**INSTRUCTION:**
Repeat everything from the first line of the listing below through the line that contains "(0,0) rectangle (878,450);", exactly. Leave out pictures.

**STORED DATA:**

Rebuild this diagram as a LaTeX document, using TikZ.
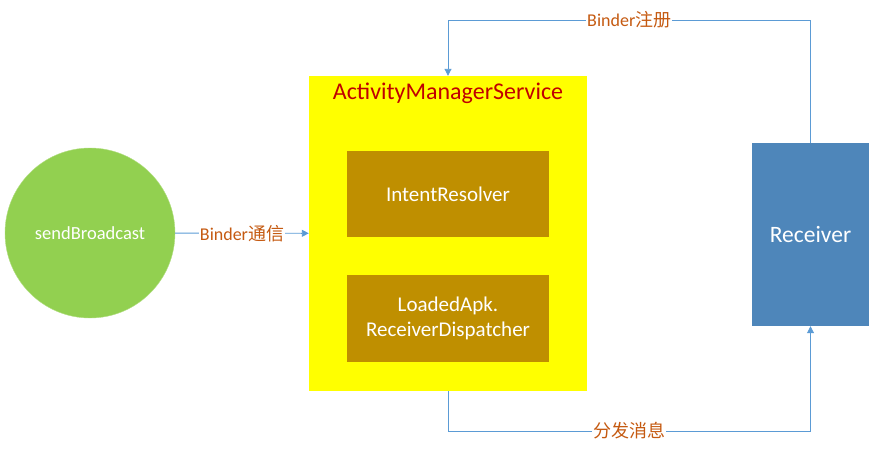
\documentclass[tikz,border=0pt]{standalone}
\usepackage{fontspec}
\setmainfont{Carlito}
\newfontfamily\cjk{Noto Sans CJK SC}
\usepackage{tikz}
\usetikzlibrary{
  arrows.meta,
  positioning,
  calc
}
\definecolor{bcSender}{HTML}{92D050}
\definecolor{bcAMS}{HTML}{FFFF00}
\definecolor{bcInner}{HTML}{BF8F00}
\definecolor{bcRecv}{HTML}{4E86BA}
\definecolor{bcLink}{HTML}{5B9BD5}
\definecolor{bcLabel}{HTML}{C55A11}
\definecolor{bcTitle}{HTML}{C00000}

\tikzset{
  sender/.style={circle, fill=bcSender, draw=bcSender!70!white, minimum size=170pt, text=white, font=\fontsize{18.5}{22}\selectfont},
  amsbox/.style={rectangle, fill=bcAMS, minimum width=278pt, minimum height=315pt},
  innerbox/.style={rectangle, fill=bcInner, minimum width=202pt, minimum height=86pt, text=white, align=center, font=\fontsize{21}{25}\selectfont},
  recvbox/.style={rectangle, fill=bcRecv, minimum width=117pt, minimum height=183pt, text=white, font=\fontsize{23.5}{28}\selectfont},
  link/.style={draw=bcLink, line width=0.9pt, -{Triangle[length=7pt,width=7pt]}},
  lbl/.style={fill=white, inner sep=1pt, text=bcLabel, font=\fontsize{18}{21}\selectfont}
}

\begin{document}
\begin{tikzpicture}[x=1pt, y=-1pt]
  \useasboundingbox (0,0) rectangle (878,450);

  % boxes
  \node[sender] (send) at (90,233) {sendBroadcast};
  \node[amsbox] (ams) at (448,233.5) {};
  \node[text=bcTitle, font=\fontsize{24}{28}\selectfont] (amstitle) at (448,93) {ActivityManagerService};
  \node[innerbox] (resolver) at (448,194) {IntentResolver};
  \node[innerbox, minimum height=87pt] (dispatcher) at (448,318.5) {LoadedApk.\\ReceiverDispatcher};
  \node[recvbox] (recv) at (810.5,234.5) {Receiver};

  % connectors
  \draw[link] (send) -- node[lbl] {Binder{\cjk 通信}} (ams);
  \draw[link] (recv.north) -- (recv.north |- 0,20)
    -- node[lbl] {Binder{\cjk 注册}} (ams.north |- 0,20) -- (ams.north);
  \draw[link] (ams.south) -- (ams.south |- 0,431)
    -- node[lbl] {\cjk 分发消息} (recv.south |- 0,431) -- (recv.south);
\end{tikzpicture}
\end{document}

**REPLY TO THE EXERCISE:**
Rebuild this diagram as a LaTeX document, using TikZ.
\documentclass[tikz,border=0pt]{standalone}
\usepackage{fontspec}
\setmainfont{Carlito}
\newfontfamily\cjk{Noto Sans CJK SC}
\usepackage{tikz}
\usetikzlibrary{
  arrows.meta,
  positioning,
  calc
}
\definecolor{bcSender}{HTML}{92D050}
\definecolor{bcAMS}{HTML}{FFFF00}
\definecolor{bcInner}{HTML}{BF8F00}
\definecolor{bcRecv}{HTML}{4E86BA}
\definecolor{bcLink}{HTML}{5B9BD5}
\definecolor{bcLabel}{HTML}{C55A11}
\definecolor{bcTitle}{HTML}{C00000}

\tikzset{
  sender/.style={circle, fill=bcSender, draw=bcSender!70!white, minimum size=170pt, text=white, font=\fontsize{18.5}{22}\selectfont},
  amsbox/.style={rectangle, fill=bcAMS, minimum width=278pt, minimum height=315pt},
  innerbox/.style={rectangle, fill=bcInner, minimum width=202pt, minimum height=86pt, text=white, align=center, font=\fontsize{21}{25}\selectfont},
  recvbox/.style={rectangle, fill=bcRecv, minimum width=117pt, minimum height=183pt, text=white, font=\fontsize{23.5}{28}\selectfont},
  link/.style={draw=bcLink, line width=0.9pt, -{Triangle[length=7pt,width=7pt]}},
  lbl/.style={fill=white, inner sep=1pt, text=bcLabel, font=\fontsize{18}{21}\selectfont}
}

\begin{document}
\begin{tikzpicture}[x=1pt, y=-1pt]
  \useasboundingbox (0,0) rectangle (878,450);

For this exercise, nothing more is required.